Nuestro escenario continúa en China, donde el liderazgo enfrenta su propia crisis. La desaceleración de la economía ya exacerbó el conflicto social, y los recientes acontecimientos en Europa echaron más leña al fuego. En un momento en que las órdenes de exportación europeas se cancelaron masivamente, las fábricas chinas se enfrentan a la perspectiva de despidos generalizados. Las manifestaciones comienzan en las ciudades grandes, con el reclamo de que se ponga fin a la corrupción entre los funcionarios del partido.
El gobierno de China decide que no puede arriesgarse a más conflictos y anuncia un paquete de medidas para impulsar el crecimiento económico e impedir los despidos. Estas medidas incluyen un respaldo financiero directo a los exportadores y una intervención en los mercados de divisas para debilitar el renminbi.
En Estados Unidos, el presidente Mitt Romney acaba de asumir, luego de una campaña muy reñida en la que se burló de Barack Obama por ser demasiado blando frente a las políticas económicas de China. La combinación del contagio financiero de Europa, que ya derivó en una seria crisis de crédito, y una repentina inundación de importaciones a bajos precios provenientes de China dejó a la administración Romney en un brete.
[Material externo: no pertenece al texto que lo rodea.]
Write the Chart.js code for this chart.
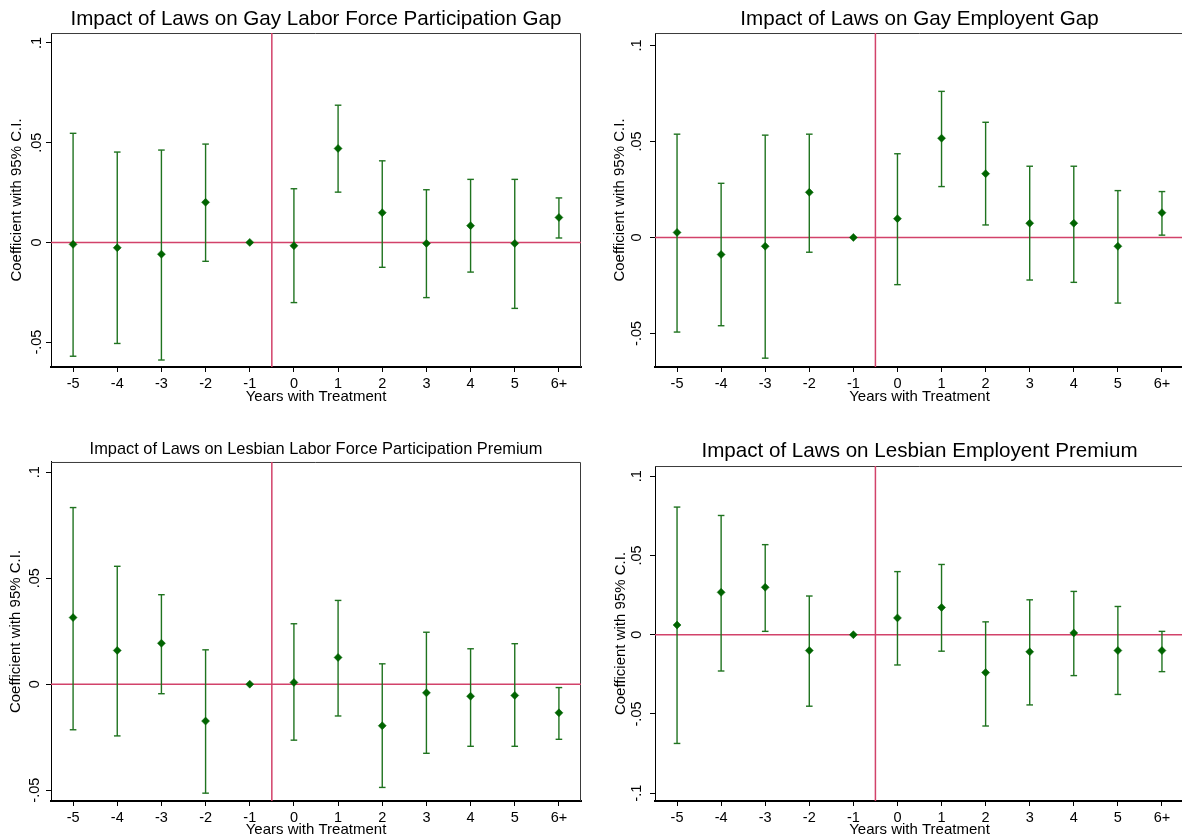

En contra del consejo de sus asesores económicos, anuncia derechos generalizados de importación sobre las exportaciones chinas. Sus seguidores del Tea Party, que fueron críticos a la hora de movilizar respaldo electoral a su favor, lo instan a dar un paso más y retirarse de la Organización Mundial de Comercio.
En los años siguientes, la economía mundial cae en lo que los futuros historiadores llamarán la Segunda Gran Depresión. El desempleo aumenta a niveles sin precedentes. A los gobiernos, sin recursos fiscales, les quedan pocas opciones salvo responder de maneras que sólo exacerbarán los problemas para otros países: protección comercial y depreciación del tipo de cambio competitivo. Conforme los países se hunden en la autarquía económica, repetidas cumbres económicas globales arrojan escasos resultados más allá de promesas vacías de cooperación.
Son pocos los países que se salvan de la carnicería económica. Aquellos a los que les va relativamente bien comparten tres características: bajos niveles de deuda pública, dependencia limitada de las exportaciones o los flujos de capital y sólidas instituciones democráticas. De modo que Brasil e India se podrían considerar refugios, aunque sus perspectivas de crecimiento también se reducen notablemente.
Como en la Gran Depresión, las consecuencias políticas son más serias y las implicancias a más largo plazo, importantes. El colapso de la eurozona (y, para todos los fines prácticos, el de la propia UE) obliga a una realineación importante de la política europea. Francia y Alemania compiten abiertamente como centros alternativos de influencia frente a los estados europeos más pequeños. Los partidos de centro pagan el precio por su respaldo del proyecto de integración europea, y son repudiados en las encuestas por los partidos de extrema derecha o extrema izquierda. Los gobiernos nativistas comienzan a expulsar a los inmigrantes.
Para los países cercanos, Europa ya no brilla como un faro de democracia. El Medio Oriente árabe toma un giro decisivo hacia estados islámicos autoritarios. En Asia, el conflicto económico entre Estados Unidos y China se desborda hasta rayar en el conflicto militar, y cada vez son más frecuentes los enfrentamientos navales en el Mar del Sur de China que amenazan con convertirse en una guerra a gran escala.
Muchos años más tarde, le preguntan a Merkel, que se retiró de la política y se volvió una ermitaña, si piensa que debería haber hecho algo diferente durante la crisis del euro. Desafortunadamente, su respuesta llega demasiado tarde como para cambiar el curso de la historia.
¿Un escenario remoto? Tal vez, pero no lo suficiente.